• [Set task]
Restate the data word for word and leave the images out.

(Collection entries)
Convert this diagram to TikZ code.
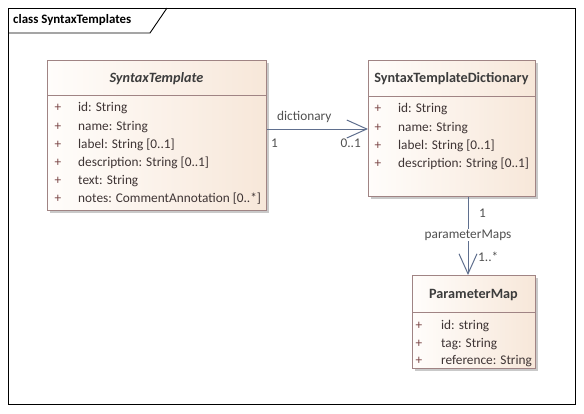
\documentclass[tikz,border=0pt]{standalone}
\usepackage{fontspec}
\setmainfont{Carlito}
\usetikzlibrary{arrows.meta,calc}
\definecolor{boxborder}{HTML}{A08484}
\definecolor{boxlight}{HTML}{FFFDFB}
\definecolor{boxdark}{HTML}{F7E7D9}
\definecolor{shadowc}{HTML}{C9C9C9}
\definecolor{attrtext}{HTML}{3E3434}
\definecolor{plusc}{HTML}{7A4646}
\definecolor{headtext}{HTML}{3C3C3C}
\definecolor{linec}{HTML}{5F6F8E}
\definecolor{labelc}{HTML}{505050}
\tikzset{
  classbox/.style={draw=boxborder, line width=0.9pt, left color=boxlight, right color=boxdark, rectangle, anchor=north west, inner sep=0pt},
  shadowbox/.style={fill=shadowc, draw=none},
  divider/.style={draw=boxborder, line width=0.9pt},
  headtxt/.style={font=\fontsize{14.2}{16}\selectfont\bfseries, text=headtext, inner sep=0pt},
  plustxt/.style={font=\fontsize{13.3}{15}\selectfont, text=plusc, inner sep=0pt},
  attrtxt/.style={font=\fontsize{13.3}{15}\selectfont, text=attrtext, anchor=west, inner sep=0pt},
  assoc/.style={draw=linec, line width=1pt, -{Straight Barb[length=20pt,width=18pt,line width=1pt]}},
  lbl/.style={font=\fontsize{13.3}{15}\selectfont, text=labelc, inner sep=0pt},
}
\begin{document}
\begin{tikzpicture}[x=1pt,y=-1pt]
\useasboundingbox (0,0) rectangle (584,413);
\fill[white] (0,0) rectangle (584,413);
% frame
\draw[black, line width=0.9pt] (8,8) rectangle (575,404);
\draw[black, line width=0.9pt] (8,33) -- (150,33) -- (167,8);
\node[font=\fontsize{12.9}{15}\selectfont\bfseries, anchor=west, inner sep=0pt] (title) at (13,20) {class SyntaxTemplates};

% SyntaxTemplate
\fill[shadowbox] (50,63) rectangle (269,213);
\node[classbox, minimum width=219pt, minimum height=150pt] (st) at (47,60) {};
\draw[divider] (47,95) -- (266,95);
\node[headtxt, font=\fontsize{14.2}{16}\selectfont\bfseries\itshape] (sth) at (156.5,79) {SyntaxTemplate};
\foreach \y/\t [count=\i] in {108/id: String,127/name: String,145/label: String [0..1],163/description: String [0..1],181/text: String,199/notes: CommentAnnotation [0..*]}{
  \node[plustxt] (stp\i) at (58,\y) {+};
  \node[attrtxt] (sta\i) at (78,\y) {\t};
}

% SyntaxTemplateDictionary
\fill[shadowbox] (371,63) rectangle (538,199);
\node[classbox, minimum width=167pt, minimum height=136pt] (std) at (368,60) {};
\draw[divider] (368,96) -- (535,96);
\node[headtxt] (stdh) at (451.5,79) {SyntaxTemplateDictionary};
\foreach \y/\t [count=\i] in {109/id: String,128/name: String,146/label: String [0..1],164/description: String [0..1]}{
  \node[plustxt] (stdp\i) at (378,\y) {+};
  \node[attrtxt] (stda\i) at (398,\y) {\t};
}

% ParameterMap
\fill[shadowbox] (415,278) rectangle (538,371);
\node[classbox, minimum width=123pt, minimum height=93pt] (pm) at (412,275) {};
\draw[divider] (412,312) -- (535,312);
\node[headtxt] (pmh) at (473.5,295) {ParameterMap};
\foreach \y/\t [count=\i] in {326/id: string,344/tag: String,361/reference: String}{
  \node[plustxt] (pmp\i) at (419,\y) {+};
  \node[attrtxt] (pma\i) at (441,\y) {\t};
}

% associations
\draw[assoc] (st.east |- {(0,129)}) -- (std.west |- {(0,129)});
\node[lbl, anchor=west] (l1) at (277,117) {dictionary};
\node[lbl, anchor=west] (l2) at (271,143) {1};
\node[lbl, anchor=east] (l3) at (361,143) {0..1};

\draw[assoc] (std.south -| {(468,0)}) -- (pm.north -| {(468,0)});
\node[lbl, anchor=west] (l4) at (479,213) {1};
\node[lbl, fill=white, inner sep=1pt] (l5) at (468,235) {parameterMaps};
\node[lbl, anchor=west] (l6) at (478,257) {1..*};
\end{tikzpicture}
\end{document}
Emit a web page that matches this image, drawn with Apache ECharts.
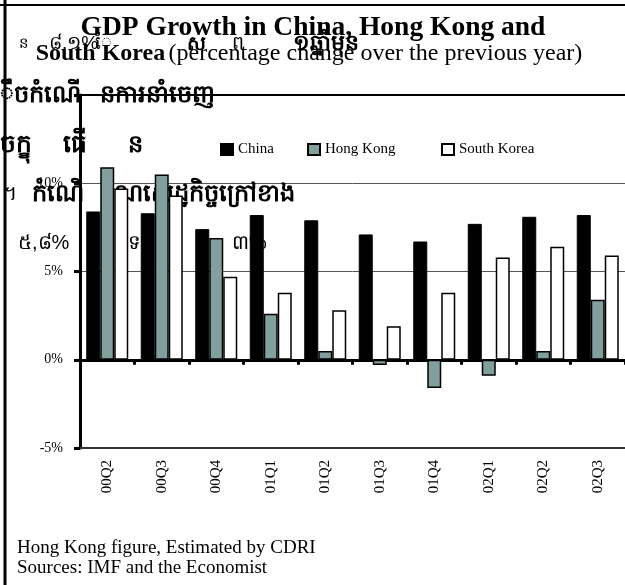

• [Solution to this exercise]
Convert this diagram to TikZ code.
\documentclass[tikz,border=0pt]{standalone}
\usepackage{fontspec}
\setmainfont{Carlito}
\usetikzlibrary{arrows.meta,calc}
\definecolor{boxborder}{HTML}{A08484}
\definecolor{boxlight}{HTML}{FFFDFB}
\definecolor{boxdark}{HTML}{F7E7D9}
\definecolor{shadowc}{HTML}{C9C9C9}
\definecolor{attrtext}{HTML}{3E3434}
\definecolor{plusc}{HTML}{7A4646}
\definecolor{headtext}{HTML}{3C3C3C}
\definecolor{linec}{HTML}{5F6F8E}
\definecolor{labelc}{HTML}{505050}
\tikzset{
  classbox/.style={draw=boxborder, line width=0.9pt, left color=boxlight, right color=boxdark, rectangle, anchor=north west, inner sep=0pt},
  shadowbox/.style={fill=shadowc, draw=none},
  divider/.style={draw=boxborder, line width=0.9pt},
  headtxt/.style={font=\fontsize{14.2}{16}\selectfont\bfseries, text=headtext, inner sep=0pt},
  plustxt/.style={font=\fontsize{13.3}{15}\selectfont, text=plusc, inner sep=0pt},
  attrtxt/.style={font=\fontsize{13.3}{15}\selectfont, text=attrtext, anchor=west, inner sep=0pt},
  assoc/.style={draw=linec, line width=1pt, -{Straight Barb[length=20pt,width=18pt,line width=1pt]}},
  lbl/.style={font=\fontsize{13.3}{15}\selectfont, text=labelc, inner sep=0pt},
}
\begin{document}
\begin{tikzpicture}[x=1pt,y=-1pt]
\useasboundingbox (0,0) rectangle (584,413);
\fill[white] (0,0) rectangle (584,413);
% frame
\draw[black, line width=0.9pt] (8,8) rectangle (575,404);
\draw[black, line width=0.9pt] (8,33) -- (150,33) -- (167,8);
\node[font=\fontsize{12.9}{15}\selectfont\bfseries, anchor=west, inner sep=0pt] (title) at (13,20) {class SyntaxTemplates};

% SyntaxTemplate
\fill[shadowbox] (50,63) rectangle (269,213);
\node[classbox, minimum width=219pt, minimum height=150pt] (st) at (47,60) {};
\draw[divider] (47,95) -- (266,95);
\node[headtxt, font=\fontsize{14.2}{16}\selectfont\bfseries\itshape] (sth) at (156.5,79) {SyntaxTemplate};
\foreach \y/\t [count=\i] in {108/id: String,127/name: String,145/label: String [0..1],163/description: String [0..1],181/text: String,199/notes: CommentAnnotation [0..*]}{
  \node[plustxt] (stp\i) at (58,\y) {+};
  \node[attrtxt] (sta\i) at (78,\y) {\t};
}

% SyntaxTemplateDictionary
\fill[shadowbox] (371,63) rectangle (538,199);
\node[classbox, minimum width=167pt, minimum height=136pt] (std) at (368,60) {};
\draw[divider] (368,96) -- (535,96);
\node[headtxt] (stdh) at (451.5,79) {SyntaxTemplateDictionary};
\foreach \y/\t [count=\i] in {109/id: String,128/name: String,146/label: String [0..1],164/description: String [0..1]}{
  \node[plustxt] (stdp\i) at (378,\y) {+};
  \node[attrtxt] (stda\i) at (398,\y) {\t};
}

% ParameterMap
\fill[shadowbox] (415,278) rectangle (538,371);
\node[classbox, minimum width=123pt, minimum height=93pt] (pm) at (412,275) {};
\draw[divider] (412,312) -- (535,312);
\node[headtxt] (pmh) at (473.5,295) {ParameterMap};
\foreach \y/\t [count=\i] in {326/id: string,344/tag: String,361/reference: String}{
  \node[plustxt] (pmp\i) at (419,\y) {+};
  \node[attrtxt] (pma\i) at (441,\y) {\t};
}

% associations
\draw[assoc] (st.east |- {(0,129)}) -- (std.west |- {(0,129)});
\node[lbl, anchor=west] (l1) at (277,117) {dictionary};
\node[lbl, anchor=west] (l2) at (271,143) {1};
\node[lbl, anchor=east] (l3) at (361,143) {0..1};

\draw[assoc] (std.south -| {(468,0)}) -- (pm.north -| {(468,0)});
\node[lbl, anchor=west] (l4) at (479,213) {1};
\node[lbl, fill=white, inner sep=1pt] (l5) at (468,235) {parameterMaps};
\node[lbl, anchor=west] (l6) at (478,257) {1..*};
\end{tikzpicture}
\end{document}
Emit a web page that matches this image, drawn with Apache ECharts.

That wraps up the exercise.